A government project begins testing millions of Internet-connected devices to see how safe they are from cyberattacks

3 min read
Photograph of miniature models of a Japanese woman in a kitchen with a cloud connecting to Internet of Things devices.
Illustration: iStockphoto

Starting today, Japan's National Institute of Information and Communications Technology (NICT) will begin testing the security of Internet-connected devices that belong to citizens and businesses. Without notifying owners, the agency will use default credentials to try to log in to possibly millions of gadgets across the country as part of a nationwide cybersecurity experiment due to end in 2022. 

The project will be conducted in cooperation with the country's major Internet Service Providers (ISPs). The aim is to root out Internet of Things (IoT) devices with weak security. Then, ISPs will warn owners that their devices are vulnerable to cyberattacks.

The government recognized poor IoT security as a threat to national security in a paper on cybersecurity [PDF] published in 2015. And with the 2020 Summer Olympics to be held in Tokyo, the eyes of the world will soon focus on Japan, placing the country's ability to hold a trouble-free Olympics under international scrutiny. 

Consequently, the government has come up with the NICT IoT security-test project in an attempt to proactively address security concerns. The project is officially named the National Operation Towards IoT Clean Environment, or NOTICE, and was authorized by Japan’s Ministry of Internal Affairs and Communications.

Hiroyuki Sato, associate professor at the University of Tokyo’s Information Technology Center, says that while he understands the motivation for such testing, it is nevertheless being conducted without the public’s consent.

Sato points out that last year, the government had to revise an existing NICT regulation—the so-called NICT Law—in order to avoid the project conflicting with a general law prohibiting unauthorized computer access. "This indicates that this device testing still has several problems concerning civil rights,” he says. “I'm concerned this decision by the government is a hasty one."

He also says the government could have done a better job explaining to the public and the business sector how the collected data will strengthen security, or whether the data will be used for other purposes. 

"The explanation given so far is not sufficient," says Sato. "Which is an all-too-common way of Japanese governing. A more detailed account is necessary."
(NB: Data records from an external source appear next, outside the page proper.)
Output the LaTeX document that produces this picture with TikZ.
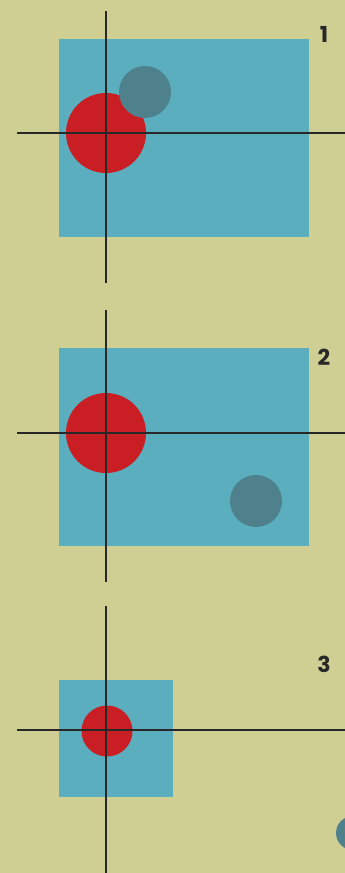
\documentclass[tikz,border=0pt]{standalone}
\usepackage{fontspec}
\setmainfont{Poppins}
\usepackage{xcolor}
\usetikzlibrary{positioning}
\definecolor{paper}{RGB}{208,207,147}
\definecolor{pool}{RGB}{91,174,190}
\definecolor{ballred}{RGB}{200,30,36}
\definecolor{ballgrey}{RGB}{78,129,140}
\definecolor{ink}{RGB}{40,40,40}

\begin{document}
\begin{tikzpicture}[x=1pt,y=-1pt,
					field/.style={fill=pool,draw=none,inner sep=0pt},
					bigball/.style={circle,fill=ballred,inner sep=0pt,minimum size=80pt},
					smallball/.style={circle,fill=ballred,inner sep=0pt,minimum size=51pt},
					target/.style={circle,fill=ballgrey,inner sep=0pt,minimum size=52pt},
					hair/.style={ink,line width=1.2pt},
					num/.style={font=\bfseries\fontsize{22}{22}\selectfont,text=ink,inner sep=0pt}]
				\fill[paper] (0,0) rectangle (345,873);
				\useasboundingbox (0,0) rectangle (345,873);
				% panel 1
				\node[field,minimum width=250pt,minimum height=198pt] (f1) at (184,138) {};
				\node[bigball] (r1) at (106,133) {};
				\node[target] (g1) at (145,92) {};
				\coordinate (t1) at (106,11);  \coordinate (b1) at (106,283);
				\coordinate (l1) at (17,133);  \coordinate (e1) at (345,133);
				\draw[hair] (t1)--(b1);
				\draw[hair] (l1)--(e1);
				\node[num] (n1) at (324,34) {1};
				% panel 2
				\node[field,minimum width=250pt,minimum height=198pt] (f2) at (184,447) {};
				\node[bigball] (r2) at (106,433) {};
				\node[target] (g2) at (256,501) {};
				\coordinate (t2) at (106,310); \coordinate (b2) at (106,582);
				\coordinate (l2) at (17,433);  \coordinate (e2) at (345,433);
				\draw[hair] (t2)--(b2);
				\draw[hair] (l2)--(e2);
				\node[num] (n2) at (324,357) {2};
				% panel 3
				\node[field,minimum width=114pt,minimum height=117pt] (f3) at (116,738.5) {};
				\node[smallball] (r3) at (107,731) {};
				\node[target,minimum size=34pt] (g3) at (353,833) {};
				\coordinate (t3) at (106,606); \coordinate (b3) at (106,873);
				\coordinate (l3) at (17,730);  \coordinate (e3) at (345,730);
				\draw[hair] (t3)--(b3);
				\draw[hair] (l3)--(e3);
				\node[num] (n3) at (324,664) {3};
			\end{tikzpicture}
\end{document}
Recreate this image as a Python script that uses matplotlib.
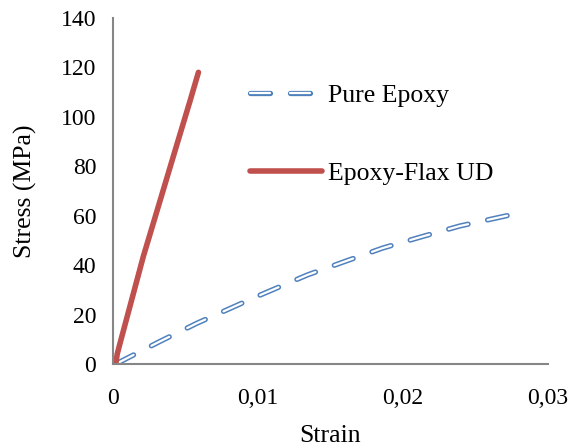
import matplotlib
matplotlib.use('Agg')
import matplotlib.pyplot as plt

# stress-strain curves
epoxy_strain = [0.0002, 0.0032, 0.0058, 0.0100, 0.0134, 0.0161, 0.0186, 0.0213, 0.0239, 0.0274]
epoxy_stress = [0, 9, 16.5, 27.5, 36, 41.7, 46.9, 51.5, 55.8, 60.3]
flax_strain = [0.0002, 0.0003, 0.0005, 0.0013, 0.0021, 0.0032, 0.0044, 0.0053, 0.0059]
flax_stress = [0, 4, 8.5, 26, 43.5, 65, 88.5, 106, 118]
xticks = [0, 0.01, 0.02, 0.03]
xticklabels = ['0', '0,01', '0,02', '0,03']
yticks = [0, 20, 40, 60, 80, 100, 120, 140]

plt.rcParams['font.family'] = ['Liberation Serif', 'DejaVu Serif']
plt.rcParams['lines.scale_dashes'] = False

blue = '#4F81BD'
red = '#C0504D'
grey = '#868686'

fig = plt.figure(figsize=(5.7, 4.48), dpi=100)
ax = fig.add_axes([0.198, 0.1875, 0.7634, 0.7725])

# hollow dashes: thick blue dash with a thin white dash on top, same pattern
px = 0.72
dash = (0, (20 * px, 20 * px))
b1, = ax.plot(epoxy_strain, epoxy_stress, color=blue, lw=3.8,
              linestyle=dash, dash_capstyle='round')
b2, = ax.plot(epoxy_strain, epoxy_stress, color='white', lw=1.6,
              linestyle=dash, dash_capstyle='round')
r1, = ax.plot(flax_strain, flax_stress, color=red, lw=4.0, solid_capstyle='round')

ax.set_xlim(0, 0.03)
ax.set_ylim(0, 140)
ax.set_xticks(xticks)
ax.set_xticklabels(xticklabels)
ax.set_yticks(yticks)
ax.tick_params(length=0, labelsize=17)
ax.tick_params(axis='y', pad=12)
ax.tick_params(axis='x', pad=17)

for s in ['top', 'right']:
    ax.spines[s].set_visible(False)
for s in ['left', 'bottom']:
    ax.spines[s].set_color(grey)
    ax.spines[s].set_linewidth(1.5)

ax.set_xlabel('Strain', fontsize=18.5, labelpad=12)
ax.set_ylabel('Stress (MPa)', fontsize=18.5, labelpad=17)

ax.legend([(b1, b2), r1], ['Pure Epoxy', 'Epoxy-Flax UD'], loc='upper left',
          bbox_to_anchor=(0.315, 0.81), frameon=False, fontsize=18.5,
          handlelength=2.8, handletextpad=0.25, labelspacing=2.15,
          borderaxespad=0, borderpad=0)

fig.savefig('out.png', dpi=100)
In an effort to reassure the public that NOTICE will not lead to the disclosure of private content, NICT issued a press release on 1 February explaining the "investigation is to check whether the password set in each IoT device is easily guessed (e.g. 123456, 00000000, etc.)." 

The announcement says there will be no intrusion into devices or acquisition of "information other than that required for the investigation. As for information obtained by the investigation, strict control measures will be taken in accordance with NICT's work implementation plan approved by the Minister for Internal Affairs and Communications."

Sato does not doubt the ability of NICT to properly carry out NOTICE. He says NICT has experience in conducting IT tests and surveys. He also believes such testing is indispensable for ISPs to understand the status of their network security. However, he does question how effective the practical results will turn out to be. Ordinary people, he says, won't know how to react when told their devices are vulnerable. 

"Most people don't know the account information of old devices and don't know how to patch for any security failings," he says. "So I expect effective results will be limited."

A better approach, he believes, would have involved ISPs carrying out less drastic testing in advance of the NOTICE tests. This would have better prepared the nation for NICT’s intrusive program, he says.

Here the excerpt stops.